Council members approved three temporary budgets since the start of the fiscal in July. The city will have spent $151.2 million at the end of January, according to municipal records.
“That represents 54.2-percent of the prior year adopted budget of $278.8 million,” said finance director Marge Cherone. “We’re trending underneath our seven-month appropriation.”
Morris, chairman of the finance committee, disagreed.
“I’m growing somewhat concerned,” he said, “just based on these temporary budgets. I’m just not comfortable with the way we’re trending right now.”
Morris warned his colleagues through temporary appropriations the council could end up supporting an increased budget that it has so far opposed.
“We wait until the last minute to approve it and we end up receiving a budget that we worked so against,” said Alex Mendez, councilman at-large, early Wednesday morning.
Williams-Warren’s administration proposed a $279.52 million budget. Council members approved the introduced budget and demanded cuts prior to a final adoption. Morris and his colleagues called on the administration to prepare a layoff plan.
Morris called on the administration for months to cut 20-percent in spending in every department.
There’s a 2.5-percent tax increase in Williams-Warren’s proposed budget. It could be a while before the council votes on adopting a budget. The city is waiting on an answer for its $27 million aid request to the state.
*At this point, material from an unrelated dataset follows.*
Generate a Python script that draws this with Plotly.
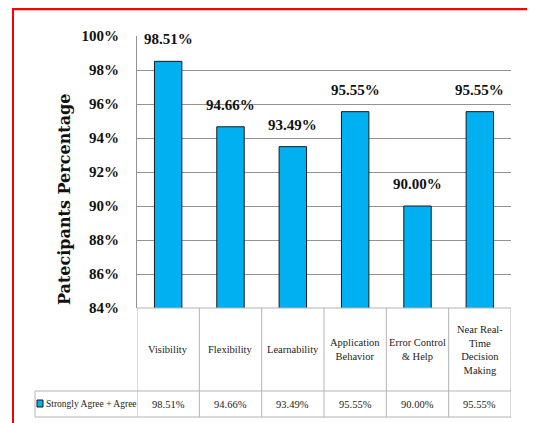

Business administrator Nellie Pou said the city may not receive a transitional aid figure until February.
“There’s a trend going on. We’re not being given information on a timely basis,” said William McKoy, 3rd Ward councilman. He referred to a request the council made for salaries of employees and other information when it approved the introduced budget earlier in the month.
McKoy and his colleagues were provided the documents. Some received it in their emails while others did not.
There were also digressionary discussion about the city’s residency requirement for employees that led to a clash between council president Ruby Cotton and councilman Michael Jackson.
Jackson, 1st Ward councilman, asked about part-time pay for an individual employee and the residency requirement for employees. Cotton told Jackson he is unlikely to receive a satisfactory answer from the administration.
Cotton told Jackson to either vote yes or no on the temporary budget.
“You completely overstepped your bounds,” remarked Jackson.
“Your disrespectful, Michael,” replied Cotton, 4th Ward councilwoman.
Luis Velez, 5th Ward councilman, suggested having a discussion at a workshop meeting.
There’s an ordinance requiring employees to live in the city. For example, there’s a local law that requires the mayor’s cabinet to live in Paterson. However, a majority of council members in 2014 confirmed former mayor Jose “Joey” Torres’ department heads, a majority of whom do not live in Paterson.
Council members approved the temporary spending measure in a 6-3 vote. Council members Maritza Davila, Shahin Khalique, Mendez, Velez, Andre Sayegh, and Cotton voted in favor while Jackson, McKoy, and Morris voted against.
“Hopefully, we don’t have to do another one in February,” said Cotton of temporary budgets. This could spell trouble for the city which is heading into a tumultuous election year in 2018.